Skipping all pictures, set down the lines of the listing from the first through the one with "const yTicks = [0, 1000, 2000, 3000, 4000, 5000];".

» **Material provided**:
+ + +
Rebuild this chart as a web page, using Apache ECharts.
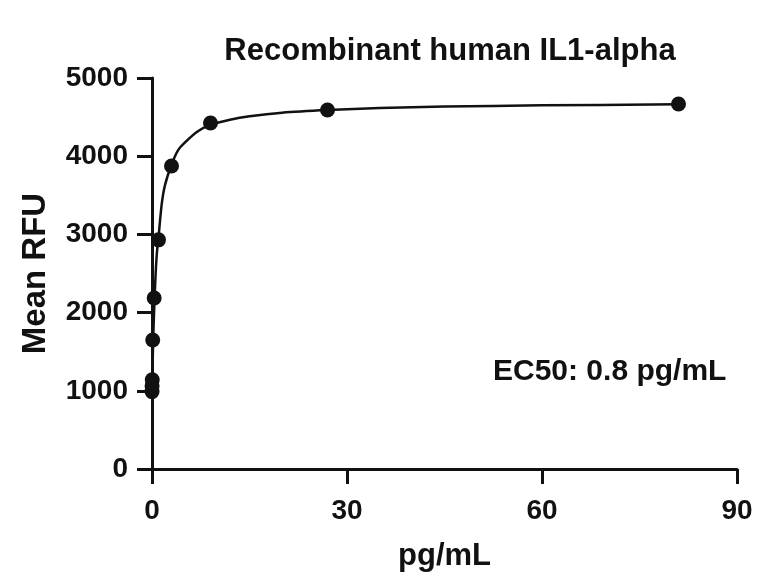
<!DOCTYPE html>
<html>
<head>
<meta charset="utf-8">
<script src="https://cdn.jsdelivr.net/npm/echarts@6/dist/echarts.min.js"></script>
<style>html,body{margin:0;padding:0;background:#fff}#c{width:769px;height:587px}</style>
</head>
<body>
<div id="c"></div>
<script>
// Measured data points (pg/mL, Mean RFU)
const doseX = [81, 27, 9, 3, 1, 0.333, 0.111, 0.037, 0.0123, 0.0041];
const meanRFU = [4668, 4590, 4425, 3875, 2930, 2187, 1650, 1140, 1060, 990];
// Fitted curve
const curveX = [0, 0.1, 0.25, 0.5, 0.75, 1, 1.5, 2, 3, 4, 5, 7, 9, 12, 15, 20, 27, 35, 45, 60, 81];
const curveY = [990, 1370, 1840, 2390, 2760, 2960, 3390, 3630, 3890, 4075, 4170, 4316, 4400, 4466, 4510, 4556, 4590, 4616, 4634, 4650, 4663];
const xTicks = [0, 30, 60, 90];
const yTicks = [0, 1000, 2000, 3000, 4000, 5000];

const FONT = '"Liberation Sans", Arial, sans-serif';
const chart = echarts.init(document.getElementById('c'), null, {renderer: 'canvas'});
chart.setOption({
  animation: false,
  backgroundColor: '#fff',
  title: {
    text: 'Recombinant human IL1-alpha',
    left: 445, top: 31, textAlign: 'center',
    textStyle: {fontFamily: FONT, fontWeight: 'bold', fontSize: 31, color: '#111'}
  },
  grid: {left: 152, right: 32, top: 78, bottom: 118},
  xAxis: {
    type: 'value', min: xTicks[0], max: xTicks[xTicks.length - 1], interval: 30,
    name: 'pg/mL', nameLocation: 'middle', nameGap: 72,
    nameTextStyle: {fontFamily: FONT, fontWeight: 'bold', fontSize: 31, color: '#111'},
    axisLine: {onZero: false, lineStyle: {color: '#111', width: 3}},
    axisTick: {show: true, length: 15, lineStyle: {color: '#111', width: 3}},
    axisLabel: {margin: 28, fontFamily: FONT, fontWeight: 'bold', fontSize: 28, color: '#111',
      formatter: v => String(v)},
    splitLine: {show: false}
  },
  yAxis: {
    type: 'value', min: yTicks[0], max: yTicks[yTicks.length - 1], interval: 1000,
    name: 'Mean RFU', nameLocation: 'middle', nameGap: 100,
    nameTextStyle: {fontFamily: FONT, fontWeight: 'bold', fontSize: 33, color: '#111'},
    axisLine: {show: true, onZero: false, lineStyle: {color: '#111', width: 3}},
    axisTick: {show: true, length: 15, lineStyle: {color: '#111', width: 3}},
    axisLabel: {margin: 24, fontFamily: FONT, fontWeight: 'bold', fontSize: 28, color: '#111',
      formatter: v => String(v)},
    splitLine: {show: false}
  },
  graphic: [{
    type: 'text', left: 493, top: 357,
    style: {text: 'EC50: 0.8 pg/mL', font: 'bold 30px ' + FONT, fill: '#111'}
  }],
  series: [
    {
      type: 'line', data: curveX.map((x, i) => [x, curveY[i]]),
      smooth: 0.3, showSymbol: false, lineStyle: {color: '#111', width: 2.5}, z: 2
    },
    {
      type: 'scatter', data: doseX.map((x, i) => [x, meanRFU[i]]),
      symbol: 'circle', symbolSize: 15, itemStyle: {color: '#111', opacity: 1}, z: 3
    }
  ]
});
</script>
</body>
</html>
+ + +
» **Response to this exercise**:
Rebuild this chart as a web page, using Apache ECharts.
<!DOCTYPE html>
<html>
<head>
<meta charset="utf-8">
<script src="https://cdn.jsdelivr.net/npm/echarts@6/dist/echarts.min.js"></script>
<style>html,body{margin:0;padding:0;background:#fff}#c{width:769px;height:587px}</style>
</head>
<body>
<div id="c"></div>
<script>
// Measured data points (pg/mL, Mean RFU)
const doseX = [81, 27, 9, 3, 1, 0.333, 0.111, 0.037, 0.0123, 0.0041];
const meanRFU = [4668, 4590, 4425, 3875, 2930, 2187, 1650, 1140, 1060, 990];
// Fitted curve
const curveX = [0, 0.1, 0.25, 0.5, 0.75, 1, 1.5, 2, 3, 4, 5, 7, 9, 12, 15, 20, 27, 35, 45, 60, 81];
const curveY = [990, 1370, 1840, 2390, 2760, 2960, 3390, 3630, 3890, 4075, 4170, 4316, 4400, 4466, 4510, 4556, 4590, 4616, 4634, 4650, 4663];
const xTicks = [0, 30, 60, 90];
const yTicks = [0, 1000, 2000, 3000, 4000, 5000];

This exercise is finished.